Уклад жизни семьи Герц вполне соответствовал кругу обеспеченных интеллигентных семей, близких к знати. Все четверо детей получили хорошее образование, однако в научной сфере среди них отличился именно Карл, речь о котором зашла и в разговоре между Алексеем Саврасовым и Эрнестиной Герц, которая рассказывала о брате, которого очень рано отдали во французский аристократический пансион г-на Гораса Гэ (Horace Gay). Потом он перешел в Практическую коммерческую академию, которая тогда была на Солянке. Он всегда отличался необыкновенным прилежанием и памятью. Однажды прочел им самим переведенную речь перед публикой и тогдашним генерал-губернатором князем Голицыным. Он уже в детстве любил книги, выписывал «Живописное обозрение» и составлял себе библиотеку.

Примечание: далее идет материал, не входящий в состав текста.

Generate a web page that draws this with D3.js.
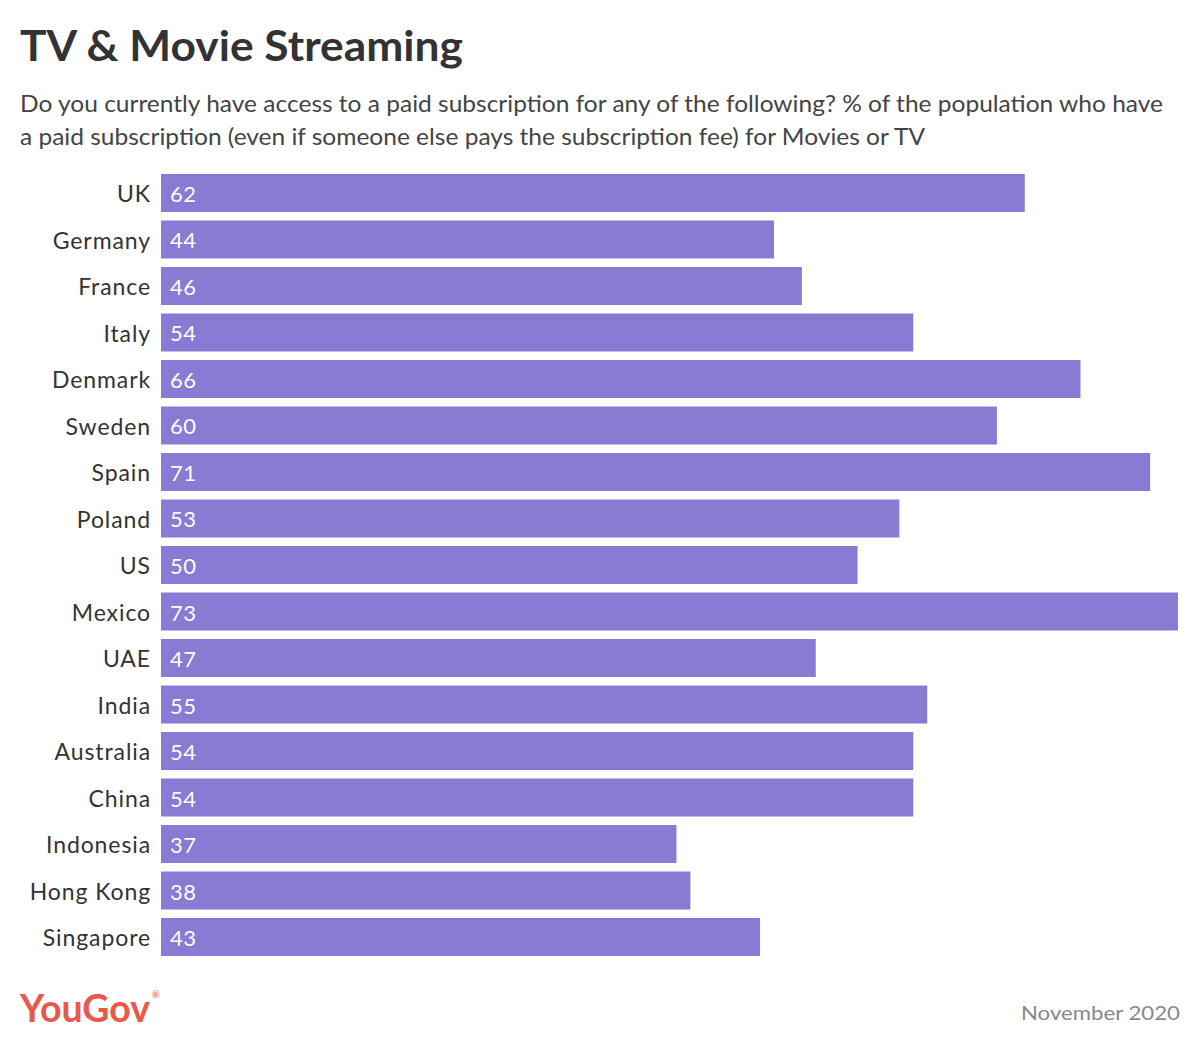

Алексей узнал, что по выходе из Практической академии Карл Герц пожелал продолжать свое ученое образование, поступил в 1840 году на историко-филологическое отделение философского факультета Московского университета, где тогда преподавали Т. Н. Грановский, друг Н. П. Огарева и А. И. Герцена, и Д. Л. Крюков. Почти в то же время университет посещали Ф. И. Буслаев, М. С. Соловьев, П. М. Леонтьев, граф А. С. Уваров. После окончания университета со званием кандидата Карл Карлович был приглашен в качестве домашнего учителя в семью графа В. А. Мусина-Пушкина в Финляндию и уехал в Гельсингфорс (современный Хельсинки. — Е. С.). Общался там с местной профессурой, например с профессором Нордстроеном, автором известной «Истории скандинавского права».
Вскоре Карл Герц стал воспитателем в доме Салтыковых в Петербурге, получил место наставника пятнадцатилетнего племянника графа Строганова — князя Н. И. Салтыкова. Его преподавание и общение с юным князем Николаем оказалось настолько успешным, что его мать, княгиня Салтыкова, назначила Герцу высокую пожизненную пенсию. Карлу тогда исполнилось только 29 лет. Вскоре он получил новое лестное предложение — стать воспитателем двоюродного брата князя П. П. Демидова (впоследствии князя Сан-Донато). Однако Карл Карлович отказался от нового места, приняв решение уехать за границу. Эта поездка дала ему ни с чем не сравнимые художественные впечатления и научные знания. Свои письма матери он тогда часто подписывал, лаконично выражая свое настроение — «Ваш счастливый сын К. Г.». Возвратившись из-за границы и поселившись в Москве в 1856 году, он «собрал всех близких и родных вокруг себя, трудился для них…»[75].